I’m leaning towards taking the new post though, nothing ventured gained, it’s just scary!

OP posts:
madaboutpurple · 18/09/2025 15:21

You will have more opportunities in a city for making new friends, I wish you all the best.

Friendlygingercat · 18/09/2025 15:22

I did that in my early 40s albeit in a slightly different way. I was in a job where my qualifications were regarded as outdated and being outpromoted by younger people with degrees. Id always wanted to go to uni and was single and childfree like OP (by choice). I spent some years living on a tough councul estate while I did my 1st degree and began my masters. After that things improved financially and I completed my Ph.D and went into accademia. In my case I moved further away from ageing parents and my golden princess sibling. I had no intention of being roped in as the unmarried daughter who did the caring. I later heard that colleagues in my old profession had fared badly in the last cost cutting exercise and been made redundant or ended up in a temporary job share.

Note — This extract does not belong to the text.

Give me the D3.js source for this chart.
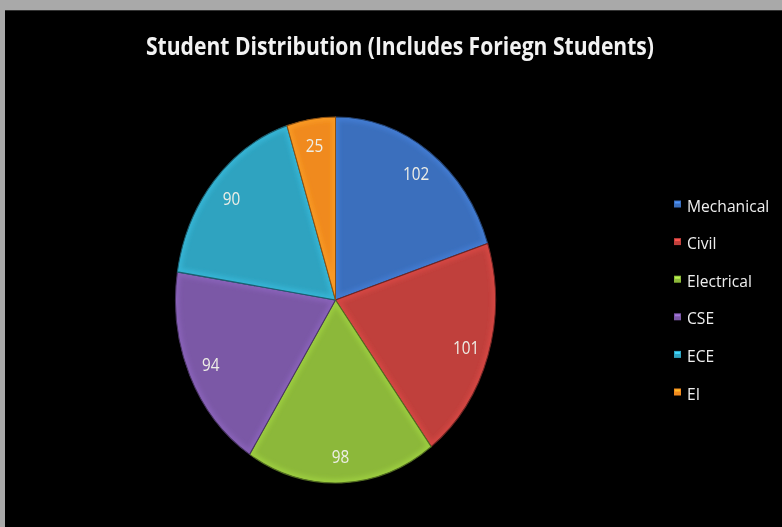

bakermummy21 · 18/09/2025 15:30

What would your family suggest? I guess they’d love you to be closer in distance?

Crushed23 · 18/09/2025 15:32

Go for it!

I moved house / jobs / country at age 35. Nothing makes you feel more alive and in control of your destiny than throwing caution to the wind and taking that leap, whatever it is. Good luck!

Supersonix · 18/09/2025 15:36

I think if your friends are busy with children being nearer family may be beneficial. You can make friends easier in a city or live on the outskirts and commute in. Plus as a single person I guess there’s more to do in a city. I think you need to consider what kind of things you would like to do in your spare time and weigh it up.

Timeforatincture · 18/09/2025 15:42

I did likewise at the age of 58. I was perfectly happy where I was. Did it on a whim. Got the move sorted first and then found the new job. Love it! It's quite easy to make new friends if you join in with stuff. And your old friends aren't going to melt - you can go and see them. I see my friends from the previous location quite a lot.